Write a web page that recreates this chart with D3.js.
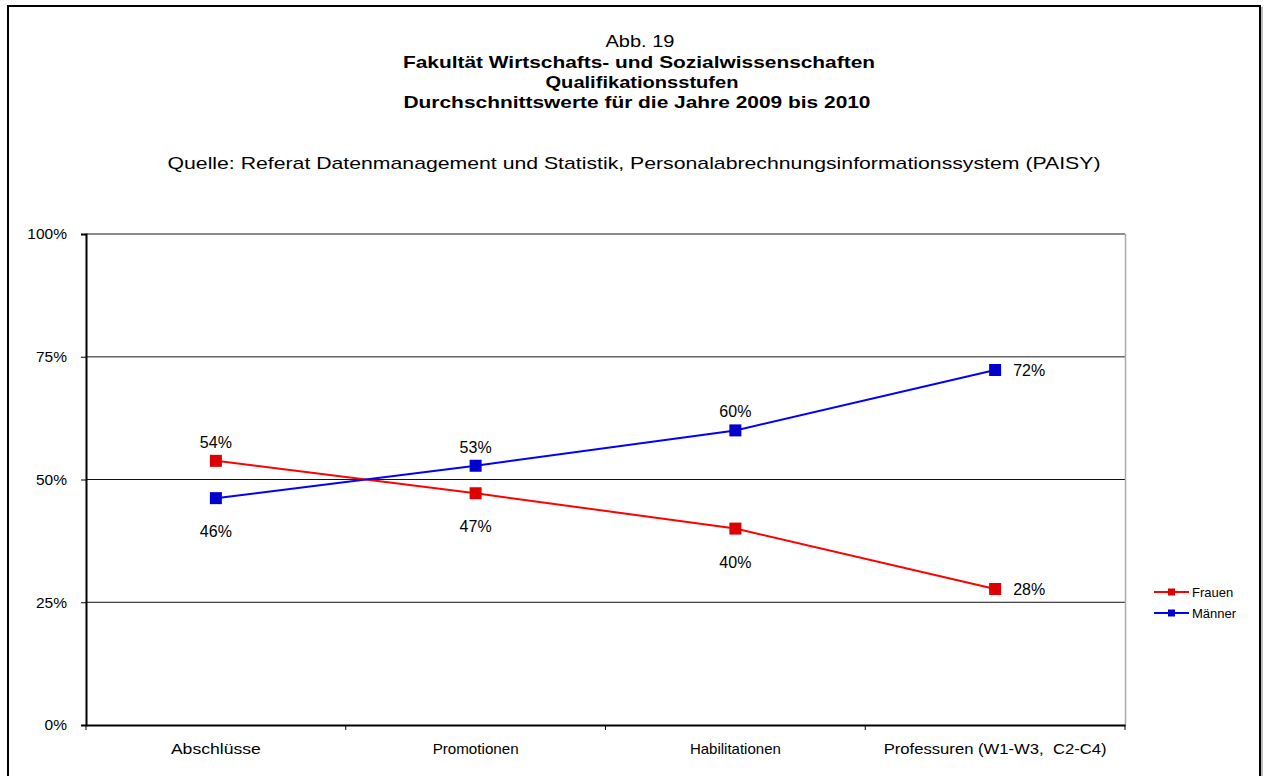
<!DOCTYPE html>
<html lang="de">
<head>
<meta charset="utf-8">
<title>Abb. 19</title>
<script src="https://d3js.org/d3.v7.min.js"></script>
<style>
  body { margin: 0; background: #fff; font-family: "Liberation Sans", Arial, sans-serif; }
  svg text { fill: #000; white-space: pre; }
</style>
</head>
<body>
<div id="chart"></div>
<script>
// data
var categories = ["Abschlüsse", "Promotionen", "Habilitationen", "Professuren (W1-W3,  C2-C4)"]
var frauen = [53.8, 47.2, 40.0, 27.7]
var maenner = [46.2, 52.8, 60.0, 72.3]
var frauenLabels = ["54%", "47%", "40%", "28%"]
var maennerLabels = ["46%", "53%", "60%", "72%"]
var yTicks = [0, 25, 50, 75, 100]

var W = 1264, H = 776
var plot = {left: 86, right: 1125, top: 234, bottom: 725}
// the original renderer sets text a bit wider than Liberation Sans does
var catWidths = [90, 86, 91, 223]

var svg = d3.select("#chart").append("svg")
    .attr("width", W).attr("height", H)
    .style("display", "block")

// outer frame with a little shadow
svg.append("rect").attr("x", 10).attr("y", 8).attr("width", 1252).attr("height", 780)
    .attr("fill", "none").attr("stroke", "#bbb").attr("stroke-width", 2)
svg.append("rect").attr("x", 8).attr("y", 6).attr("width", 1252).attr("height", 780)
    .attr("fill", "#fff").attr("stroke", "#000").attr("stroke-width", 2)

// titles
var titles = [
  {t: "Abb. 19", x: 640, y: 47, w: "normal", s: 17, len: 69},
  {t: "Fakultät Wirtschafts- und Sozialwissenschaften", x: 639, y: 68, w: "bold", s: 17, len: 472},
  {t: "Qualifikationsstufen", x: 642, y: 88, w: "bold", s: 17, len: 193},
  {t: "Durchschnittswerte für die Jahre 2009 bis 2010", x: 637, y: 108, w: "bold", s: 17, len: 467},
  {t: "Quelle: Referat Datenmanagement und Statistik, Personalabrechnungsinformationssystem (PAISY)", x: 634, y: 169, w: "normal", s: 17, len: 933}
]
svg.selectAll("text.title").data(titles).enter().append("text")
    .attr("class", "title")
    .attr("x", function(d){ return d.x - d.len / 2 }).attr("y", function(d){ return d.y })
    .attr("font-size", function(d){ return d.s + "px" })
    .attr("font-weight", function(d){ return d.w })
    .attr("textLength", function(d){ return d.len })
    .attr("lengthAdjust", "spacingAndGlyphs")
    .text(function(d){ return d.t })

var x = d3.scaleBand().domain(categories).range([plot.left, plot.right])
var y = d3.scaleLinear().domain([0, 100]).range([plot.bottom, plot.top])
var cx = function(i){ return x(categories[i]) + x.bandwidth() / 2 }

// gridlines
svg.selectAll("line.grid").data(yTicks.filter(function(d){ return d > 0 })).enter().append("line")
    .attr("class", "grid")
    .attr("x1", plot.left).attr("x2", plot.right)
    .attr("y1", function(d){ return y(d) }).attr("y2", function(d){ return y(d) })
    .attr("stroke", function(d){ return d >= 75 ? "#666" : "#111" })
    .attr("stroke-width", function(d){ return d >= 75 ? 1.5 : 1 })

// right border of plot area
svg.append("line").attr("x1", plot.right + 0.5).attr("x2", plot.right + 0.5)
    .attr("y1", plot.top).attr("y2", plot.bottom)
    .attr("stroke", "#aaa").attr("stroke-width", 1.5)

// y axis
var yAxis = d3.axisLeft(y).tickValues(yTicks).tickFormat(function(d){ return d + "%" })
    .tickSize(5).tickPadding(14)
var gy = svg.append("g").attr("transform", "translate(" + plot.left + ",0)").call(yAxis)
gy.select(".domain").attr("stroke", "#000").attr("stroke-width", 2)
gy.selectAll(".tick line").attr("stroke", "#000")
gy.selectAll(".tick text").attr("font-size", "15.5px").attr("font-family", "Liberation Sans, Arial, sans-serif")
    .attr("fill", "#000")

// x axis
var gx = svg.append("g").attr("transform", "translate(0," + plot.bottom + ")")
    .call(d3.axisBottom(x).tickSize(0).tickPadding(18))
gx.select(".domain").attr("stroke", "#000").attr("stroke-width", 2)
gx.selectAll(".tick text").attr("font-size", "15px").attr("font-family", "Liberation Sans, Arial, sans-serif")
    .attr("fill", "#000")
    .attr("textLength", function(d, i){ return catWidths[i] })
    .attr("lengthAdjust", "spacingAndGlyphs")
// tick marks between the categories
var bounds = categories.map(function(c){ return x(c) }).concat([plot.right])
svg.selectAll("line.xt").data(bounds).enter().append("line")
    .attr("x1", function(d){ return d }).attr("x2", function(d){ return d })
    .attr("y1", plot.bottom).attr("y2", plot.bottom + 5)
    .attr("stroke", "#000")

// series
var series = [
  {name: "Frauen", values: frauen, labels: frauenLabels, line: "#ff0000", mark: "#dd0000"},
  {name: "Männer", values: maenner, labels: maennerLabels, line: "#0000ff", mark: "#0000cc"}
]
var line = d3.line().x(function(d, i){ return cx(i) }).y(function(d){ return y(d) })

series.forEach(function(s, k){
  var other = series[1 - k].values
  svg.append("path").datum(s.values).attr("d", line)
      .attr("fill", "none").attr("stroke", s.line).attr("stroke-width", 2)
  svg.selectAll("rect.m" + k).data(s.values).enter().append("rect")
      .attr("x", function(d, i){ return cx(i) - 6 }).attr("y", function(d){ return y(d) - 6 })
      .attr("width", 12).attr("height", 12).attr("fill", s.mark)
  svg.selectAll("text.l" + k).data(s.values).enter().append("text")
      .attr("font-size", "16px")
      .attr("x", function(d, i){ return i === categories.length - 1 ? cx(i) + 18 : cx(i) })
      .attr("y", function(d, i){
        if (i === categories.length - 1) return y(d) + 6
        return d > other[i] ? y(d) - 13 : y(d) + 39
      })
      .attr("text-anchor", function(d, i){ return i === categories.length - 1 ? "start" : "middle" })
      .text(function(d, i){ return s.labels[i] })
})

// legend
var lg = svg.append("g").attr("transform", "translate(1154,592)")
series.forEach(function(s, k){
  var g = lg.append("g").attr("transform", "translate(0," + (k * 21) + ")")
  g.append("line").attr("x1", 0).attr("x2", 35).attr("stroke", s.line).attr("stroke-width", 2)
  g.append("rect").attr("x", 14).attr("y", -3.5).attr("width", 7).attr("height", 7).attr("fill", s.mark)
  g.append("text").attr("x", 38).attr("y", 4.5).attr("font-size", "13px").text(s.name)
})
</script>
</body>
</html>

### [What is expected]
Copy each line above precisely, dropping the pictures.

### [The completed task]
Write a web page that recreates this chart with D3.js.
<!DOCTYPE html>
<html lang="de">
<head>
<meta charset="utf-8">
<title>Abb. 19</title>
<script src="https://d3js.org/d3.v7.min.js"></script>
<style>
  body { margin: 0; background: #fff; font-family: "Liberation Sans", Arial, sans-serif; }
  svg text { fill: #000; white-space: pre; }
</style>
</head>
<body>
<div id="chart"></div>
<script>
// data
var categories = ["Abschlüsse", "Promotionen", "Habilitationen", "Professuren (W1-W3,  C2-C4)"]
var frauen = [53.8, 47.2, 40.0, 27.7]
var maenner = [46.2, 52.8, 60.0, 72.3]
var frauenLabels = ["54%", "47%", "40%", "28%"]
var maennerLabels = ["46%", "53%", "60%", "72%"]
var yTicks = [0, 25, 50, 75, 100]

var W = 1264, H = 776
var plot = {left: 86, right: 1125, top: 234, bottom: 725}
// the original renderer sets text a bit wider than Liberation Sans does
var catWidths = [90, 86, 91, 223]

var svg = d3.select("#chart").append("svg")
    .attr("width", W).attr("height", H)
    .style("display", "block")

// outer frame with a little shadow
svg.append("rect").attr("x", 10).attr("y", 8).attr("width", 1252).attr("height", 780)
    .attr("fill", "none").attr("stroke", "#bbb").attr("stroke-width", 2)
svg.append("rect").attr("x", 8).attr("y", 6).attr("width", 1252).attr("height", 780)
    .attr("fill", "#fff").attr("stroke", "#000").attr("stroke-width", 2)

// titles
var titles = [
  {t: "Abb. 19", x: 640, y: 47, w: "normal", s: 17, len: 69},
  {t: "Fakultät Wirtschafts- und Sozialwissenschaften", x: 639, y: 68, w: "bold", s: 17, len: 472},
  {t: "Qualifikationsstufen", x: 642, y: 88, w: "bold", s: 17, len: 193},
  {t: "Durchschnittswerte für die Jahre 2009 bis 2010", x: 637, y: 108, w: "bold", s: 17, len: 467},
  {t: "Quelle: Referat Datenmanagement und Statistik, Personalabrechnungsinformationssystem (PAISY)", x: 634, y: 169, w: "normal", s: 17, len: 933}
]
svg.selectAll("text.title").data(titles).enter().append("text")
    .attr("class", "title")
    .attr("x", function(d){ return d.x - d.len / 2 }).attr("y", function(d){ return d.y })
    .attr("font-size", function(d){ return d.s + "px" })
    .attr("font-weight", function(d){ return d.w })
    .attr("textLength", function(d){ return d.len })
    .attr("lengthAdjust", "spacingAndGlyphs")
    .text(function(d){ return d.t })

var x = d3.scaleBand().domain(categories).range([plot.left, plot.right])
var y = d3.scaleLinear().domain([0, 100]).range([plot.bottom, plot.top])
var cx = function(i){ return x(categories[i]) + x.bandwidth() / 2 }

// gridlines
svg.selectAll("line.grid").data(yTicks.filter(function(d){ return d > 0 })).enter().append("line")
    .attr("class", "grid")
    .attr("x1", plot.left).attr("x2", plot.right)
    .attr("y1", function(d){ return y(d) }).attr("y2", function(d){ return y(d) })
    .attr("stroke", function(d){ return d >= 75 ? "#666" : "#111" })
    .attr("stroke-width", function(d){ return d >= 75 ? 1.5 : 1 })

// right border of plot area
svg.append("line").attr("x1", plot.right + 0.5).attr("x2", plot.right + 0.5)
    .attr("y1", plot.top).attr("y2", plot.bottom)
    .attr("stroke", "#aaa").attr("stroke-width", 1.5)

// y axis
var yAxis = d3.axisLeft(y).tickValues(yTicks).tickFormat(function(d){ return d + "%" })
    .tickSize(5).tickPadding(14)
var gy = svg.append("g").attr("transform", "translate(" + plot.left + ",0)").call(yAxis)
gy.select(".domain").attr("stroke", "#000").attr("stroke-width", 2)
gy.selectAll(".tick line").attr("stroke", "#000")
gy.selectAll(".tick text").attr("font-size", "15.5px").attr("font-family", "Liberation Sans, Arial, sans-serif")
    .attr("fill", "#000")

// x axis
var gx = svg.append("g").attr("transform", "translate(0," + plot.bottom + ")")
    .call(d3.axisBottom(x).tickSize(0).tickPadding(18))
gx.select(".domain").attr("stroke", "#000").attr("stroke-width", 2)
gx.selectAll(".tick text").attr("font-size", "15px").attr("font-family", "Liberation Sans, Arial, sans-serif")
    .attr("fill", "#000")
    .attr("textLength", function(d, i){ return catWidths[i] })
    .attr("lengthAdjust", "spacingAndGlyphs")
// tick marks between the categories
var bounds = categories.map(function(c){ return x(c) }).concat([plot.right])
svg.selectAll("line.xt").data(bounds).enter().append("line")
    .attr("x1", function(d){ return d }).attr("x2", function(d){ return d })
    .attr("y1", plot.bottom).attr("y2", plot.bottom + 5)
    .attr("stroke", "#000")

// series
var series = [
  {name: "Frauen", values: frauen, labels: frauenLabels, line: "#ff0000", mark: "#dd0000"},
  {name: "Männer", values: maenner, labels: maennerLabels, line: "#0000ff", mark: "#0000cc"}
]
var line = d3.line().x(function(d, i){ return cx(i) }).y(function(d){ return y(d) })

series.forEach(function(s, k){
  var other = series[1 - k].values
  svg.append("path").datum(s.values).attr("d", line)
      .attr("fill", "none").attr("stroke", s.line).attr("stroke-width", 2)
  svg.selectAll("rect.m" + k).data(s.values).enter().append("rect")
      .attr("x", function(d, i){ return cx(i) - 6 }).attr("y", function(d){ return y(d) - 6 })
      .attr("width", 12).attr("height", 12).attr("fill", s.mark)
  svg.selectAll("text.l" + k).data(s.values).enter().append("text")
      .attr("font-size", "16px")
      .attr("x", function(d, i){ return i === categories.length - 1 ? cx(i) + 18 : cx(i) })
      .attr("y", function(d, i){
        if (i === categories.length - 1) return y(d) + 6
        return d > other[i] ? y(d) - 13 : y(d) + 39
      })
      .attr("text-anchor", function(d, i){ return i === categories.length - 1 ? "start" : "middle" })
      .text(function(d, i){ return s.labels[i] })
})

// legend
var lg = svg.append("g").attr("transform", "translate(1154,592)")
series.forEach(function(s, k){
  var g = lg.append("g").attr("transform", "translate(0," + (k * 21) + ")")
  g.append("line").attr("x1", 0).attr("x2", 35).attr("stroke", s.line).attr("stroke-width", 2)
  g.append("rect").attr("x", 14).attr("y", -3.5).attr("width", 7).attr("height", 7).attr("fill", s.mark)
  g.append("text").attr("x", 38).attr("y", 4.5).attr("font-size", "13px").text(s.name)
})
</script>
</body>
</html>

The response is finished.